- Directed by: Hussain Sha Kiran
- Written by: Hussain Sha Kiran
- Produced by: Nakama Planet Green studios
- Starring: Tarun Shetty Avantika Mishra
- Cinematography: Surya Vinay
- Edited by: Marthand K. Venkatesh
- Music by: Shravan Bharadwaj
- Release date: 17 June 2016;
- Running time: 126 minutes
- Country: India
- Language: Telugu

= Meeku Meere Maaku Meme =

2016 Telugu film

Meeku Meere Maaku Meme is a 2016 Telugu language film directed by Hussain Sha Kiran.

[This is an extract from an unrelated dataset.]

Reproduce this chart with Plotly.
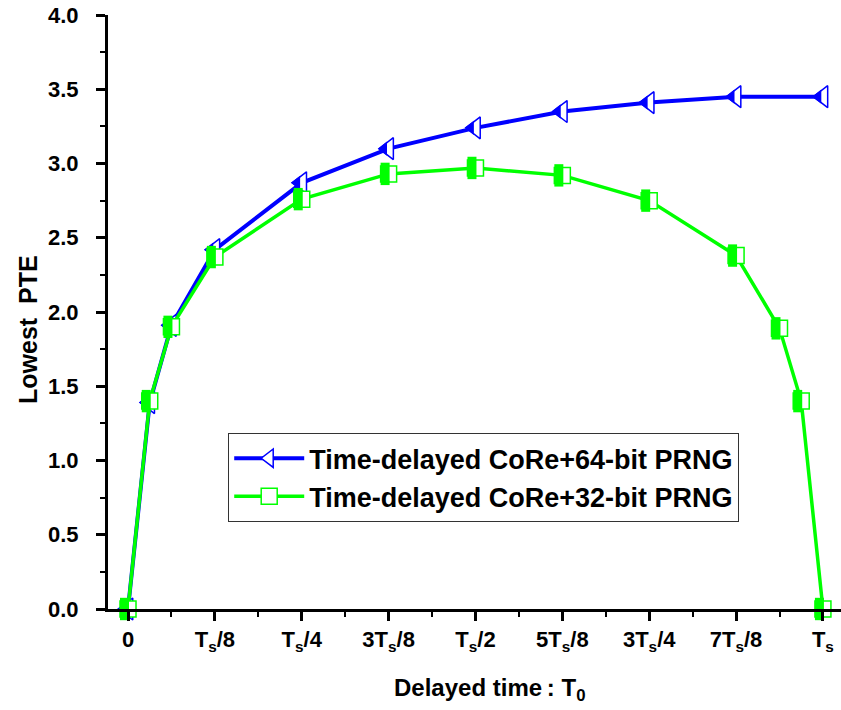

It stars Tarun Shetty and Avantika Mishra.

==Cast==

- Tarun Shetty as Aadi
- Avantika Mishra as Priya
- Swaraj Rebbapragada as Priya's father
- Kireeti Damaraju as Kireeti
- Jenny Honey
- Bharan Kumar

== Production ==
In a media interaction, Avantika Mishra stated that she played a girl next door character named Tanu.

== Soundtrack ==

The soundtrack was composed by Shravan Bharadwaj.

Track listing
| No. | Title | Lyrics | Singer(s) | Length |
|---|---|---|---|---|
| 1. | "Adugu Dooke" | Ramanjaneylu | Prakash | 3:47 |
| 2. | "Pone" | KK | Shravan Bharadwaj | 3:20 |
| 3. | "Tholi Tholi" | Sweccha | Sai Krishna, Shravya | 3:35 |
| 4. | "Cheliya" | Ramanjaneylu | Shravan Bharadwaj | 3:39 |
| 5. | "Em Maayo" | Sirish Satyavolu | Lalitha Kavya | 3:51 |
| 6. | "Uber Oohallo" | Sirish Satyavolu | Sai Krishna | 3:28 |
| 7. | "Meeku Meere Maaku Meme" | Sirish Satyavolu | Sirish Satyavolu, Manisha Satyavolu | 3:46 |
| Total length: |  |  |  | 25:26 |

==Reception==
A critic from The Times of India gave two-and-a-half out of five stars concluding it's easy-to-watch film. Srivathsan Nadadhur of The Hindu wrote, "Clean humour and natural performances make Meeku Meere Maaku Meme an enjoyable watch."